The first thought that comes to mind is “Why did the price continue to trend downwards, even after the Quality score started to improve in the beginning of 2019?”.  Well, we have to understand here the severity of the quality deterioration due to internal (bad execution of M&A, lack of cost control, etc.) and external factors (higher raw material prices) since 2014. With a quality score of 0 or market like profitability in 2014, the score of Ontex went down to negative 1.5, as seen over the course of four years, Ontex has fallen 500 ranks in our quality ranking in our universe of 1500 European companies to the bottom of the ranking. As the external headwinds started to abate with the fluff pulp prices increasing, we did see the Quality score improving since the beginning of 2019. However, the magnitude of damage was so severe that investors put Ontex in the Value trap bucket that can be seen from our value score, which stayed flat even after such dramatic derating in the stock price.

Being an active investor, we were continuously and closely monitoring ongoing restructuring efforts at Ontex by not only following publicly available information, but also maintaining continuous contact with the company management.
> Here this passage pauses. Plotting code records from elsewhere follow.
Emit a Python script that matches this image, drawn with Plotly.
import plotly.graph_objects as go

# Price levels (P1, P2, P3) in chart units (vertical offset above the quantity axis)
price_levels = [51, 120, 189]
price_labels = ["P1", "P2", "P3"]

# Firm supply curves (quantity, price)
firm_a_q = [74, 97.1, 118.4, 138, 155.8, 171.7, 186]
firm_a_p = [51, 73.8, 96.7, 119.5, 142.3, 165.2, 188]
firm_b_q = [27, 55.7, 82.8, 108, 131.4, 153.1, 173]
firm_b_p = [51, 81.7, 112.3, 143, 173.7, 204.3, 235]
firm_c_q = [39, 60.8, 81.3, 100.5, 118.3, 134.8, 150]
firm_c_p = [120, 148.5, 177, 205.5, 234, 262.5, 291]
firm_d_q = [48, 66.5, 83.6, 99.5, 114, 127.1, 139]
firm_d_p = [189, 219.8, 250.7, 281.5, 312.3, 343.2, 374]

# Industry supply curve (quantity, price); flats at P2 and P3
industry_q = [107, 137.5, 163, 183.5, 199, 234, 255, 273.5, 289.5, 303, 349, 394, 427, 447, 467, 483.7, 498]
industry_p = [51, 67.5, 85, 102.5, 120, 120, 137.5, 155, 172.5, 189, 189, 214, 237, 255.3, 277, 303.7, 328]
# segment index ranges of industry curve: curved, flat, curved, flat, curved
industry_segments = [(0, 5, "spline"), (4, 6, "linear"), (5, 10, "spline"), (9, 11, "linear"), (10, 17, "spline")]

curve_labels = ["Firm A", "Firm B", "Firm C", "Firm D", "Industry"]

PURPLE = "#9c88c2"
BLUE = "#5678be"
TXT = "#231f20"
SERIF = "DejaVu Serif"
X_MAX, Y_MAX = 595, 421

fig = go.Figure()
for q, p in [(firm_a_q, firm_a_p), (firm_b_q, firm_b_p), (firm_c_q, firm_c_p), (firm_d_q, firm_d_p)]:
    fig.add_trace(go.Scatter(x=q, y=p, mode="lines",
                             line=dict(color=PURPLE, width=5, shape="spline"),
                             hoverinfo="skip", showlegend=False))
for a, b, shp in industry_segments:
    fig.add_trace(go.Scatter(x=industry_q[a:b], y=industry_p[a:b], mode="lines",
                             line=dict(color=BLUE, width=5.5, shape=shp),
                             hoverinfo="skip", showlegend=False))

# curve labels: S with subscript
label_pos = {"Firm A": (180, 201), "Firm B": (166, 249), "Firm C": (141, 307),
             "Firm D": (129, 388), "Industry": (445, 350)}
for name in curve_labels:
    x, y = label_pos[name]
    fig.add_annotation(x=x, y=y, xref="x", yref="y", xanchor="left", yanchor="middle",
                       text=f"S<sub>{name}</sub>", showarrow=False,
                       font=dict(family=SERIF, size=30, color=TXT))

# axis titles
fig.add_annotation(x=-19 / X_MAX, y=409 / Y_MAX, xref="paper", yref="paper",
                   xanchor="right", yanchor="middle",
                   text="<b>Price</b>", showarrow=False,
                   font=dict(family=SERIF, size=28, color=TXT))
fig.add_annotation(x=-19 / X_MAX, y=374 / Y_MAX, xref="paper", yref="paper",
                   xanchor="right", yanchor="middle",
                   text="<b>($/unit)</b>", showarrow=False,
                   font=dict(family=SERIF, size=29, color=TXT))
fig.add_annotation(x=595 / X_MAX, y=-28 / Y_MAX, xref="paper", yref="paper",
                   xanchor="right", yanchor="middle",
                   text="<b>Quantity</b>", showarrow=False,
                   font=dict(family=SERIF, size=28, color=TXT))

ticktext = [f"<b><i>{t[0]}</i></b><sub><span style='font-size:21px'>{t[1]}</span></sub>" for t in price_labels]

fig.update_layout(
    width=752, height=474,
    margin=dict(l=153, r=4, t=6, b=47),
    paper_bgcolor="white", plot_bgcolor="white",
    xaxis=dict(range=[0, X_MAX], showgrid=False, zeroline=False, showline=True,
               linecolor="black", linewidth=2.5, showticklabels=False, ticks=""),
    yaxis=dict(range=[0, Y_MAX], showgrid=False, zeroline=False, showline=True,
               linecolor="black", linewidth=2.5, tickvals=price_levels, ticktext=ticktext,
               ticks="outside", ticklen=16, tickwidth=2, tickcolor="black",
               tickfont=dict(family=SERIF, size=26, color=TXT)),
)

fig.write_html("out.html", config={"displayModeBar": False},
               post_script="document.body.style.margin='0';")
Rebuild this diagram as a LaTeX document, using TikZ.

Hence through 2019 although the market ticked off Ontex as a fallen angel, which can be seen by the flat value score, we continued to believe in the Ontex investment case and measures taken by the company management.

Ontex published its quarterly results this morning which positively surprised market participants. In the testing times of Covid-19, we, as well as the market participants, not only expect them to post a benign 2% in like-for-like revenue in H1, but also positively surprised us with the execution of their cost savings measures and cash generation. There is another trigger to the investment case: the company announced today the departure of its CEO who was under severe criticism from activist shareholders due to the subdued profitability of the company. We view this departure as a move in the right direction, and a logical consequence of the arrival of a new Chairman one year ago. It is also not a surprise that the COO, viewed as the architect of the recent operational efficiency’s gains, is promoted to interim CEO while a replacement is sought.. Ontex trades at a 42% discount towards peer hygiene Essity: this will change if quality at Ontex continues to improve.